1) For rule R: R=R1[R2]R3, the description is as follows:

callR1
opt[optnum]
call R2
call R3
ret

2) For rule R: R=c1[c2]c3, the description is as follows:

cmp ‘c1’
opt[optnum]
cmp ‘c2’
cmp ‘c3’
ret

Based on the above ABNF instruction set, another specific ABNF rule is taken as an example. The form, described using the ABNF instruction set, of the another specific rule will now be described:

Rule = “abc” *(rule1) rule2 [rule3]; rule name and its definition
Rule: cmp ‘a’
cmp ‘b’
cmp ‘c’
loop [loopnum]
call Rule 1;
endloop
call Rule2
opt [optnum]
call Rule3
ret
Rule1 = “d” | “ e”; subrule name and its definition
Rule1:or [ornum]
cmp ‘d’
cmp ‘e’
error
ret
Rule2 = “f”; subrule name and its definition
Rule2:cmp ‘f’
ret
Rule3 = “gh”; subrule name and its definition
Rule3:cmp ‘g’
cmp ‘h’
ret

The ABNF decoder based on hardware decoding chip may bring about the following advantageous effects.

A processor for high-speed string pattern matching and parsing may be provided and may be applied in a large-scale network server for validity-checking and parsing the packets encoding an application-layer text.
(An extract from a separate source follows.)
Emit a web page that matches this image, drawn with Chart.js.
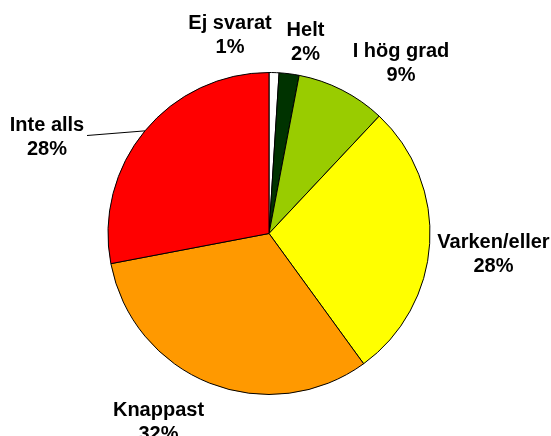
<!DOCTYPE html>
<html>
<head>
<meta charset="utf-8">
<script src="https://cdn.jsdelivr.net/npm/chart.js@4/dist/chart.umd.min.js"></script>
<style>
    html, body { margin: 0; padding: 0; background: #fff; }
    #wrap { width: 551px; height: 436px; }
</style>
</head>
<body>
<div id="wrap"><canvas id="pie_chart"></canvas></div>
<script>
const labels = ['Ej svarat', 'Helt', 'I hög grad', 'Varken/eller', 'Knappast', 'Inte alls'];
const values = [1, 2, 9, 28, 32, 28];
const colors = ['#FFFFFF', '#003300', '#99CC00', '#FFFF00', '#FF9900', '#FF0000'];

// where each label sits, relative to the pie centre (x, first baseline)
const labelOffsets = [[-39, -205], [36.5, -198], [132, -177], [224.5, 14], [-110.5, 182], [-222, -103]];

const outsideLabels = {
    id: 'outsideLabels',
    afterDatasetsDraw(chart) {
        const ctx = chart.ctx;
        const arcs = chart.getDatasetMeta(0).data;
        ctx.save();
        ctx.fillStyle = '#000';
        ctx.font = 'bold 20px "Liberation Sans", Arial, sans-serif';
        ctx.textAlign = 'center';
        ctx.textBaseline = 'alphabetic';
        arcs.forEach((arc, i) => {
            const x = arc.x + labelOffsets[i][0];
            const y = arc.y + labelOffsets[i][1];
            ctx.fillText(labels[i], x, y);
            ctx.fillText(values[i] + '%', x, y + 24);
        });
        // leader line for "Inte alls"
        const last = arcs[arcs.length - 1];
        const mid = (last.startAngle + last.endAngle) / 2;
        ctx.strokeStyle = '#000';
        ctx.lineWidth = 1;
        ctx.beginPath();
        ctx.moveTo(last.x - 182, last.y - 98);
        ctx.lineTo(last.x + Math.cos(mid) * last.outerRadius, last.y + Math.sin(mid) * last.outerRadius);
        ctx.stroke();
        ctx.restore();
    }
};

new Chart(document.getElementById('pie_chart').getContext('2d'), {
    type: 'pie',
    data: {
        labels: labels,
        datasets: [{
            data: values,
            backgroundColor: colors,
            borderColor: '#000',
            borderWidth: 1
        }]
    },
    options: {
        responsive: true,
        maintainAspectRatio: false,
        animation: false,
        layout: {
            padding: {top: 72, bottom: 41, left: 0, right: 13}
        },
        plugins: {
            legend: {display: false},
            tooltip: {enabled: false}
        }
    },
    plugins: [outsideLabels]
});
</script>
</body>
</html>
In comparison with the traditional method implemented with software, the speed of matching and parsing is improved greatly.

The ABNF instruction set in nature is equivalent to a high-level language corresponding to the ABNF syntax. In the invention, a compiler of this language is realized, which may generate a rule described with instructions and machine codes of the processor according to the protocol rule described in the ABNF syntax. Therefore, when a developer develops a new protocol, he can directly use the ABNF syntax to describe the rule of the protocol, without necessity of describing the rule with the instruction set. Thus, the development period may be shortened, and the development cost may be lowered.

Preferred embodiments of the invention have been described above, nevertheless, the protection scope of the invention is not intended to be limited thereto, but shall cover various modifications, variations and replacements readily occurring to those skilled in the art after reading the present disclosure. Therefore, the protection scope of the invention shall be defined by the appended claims.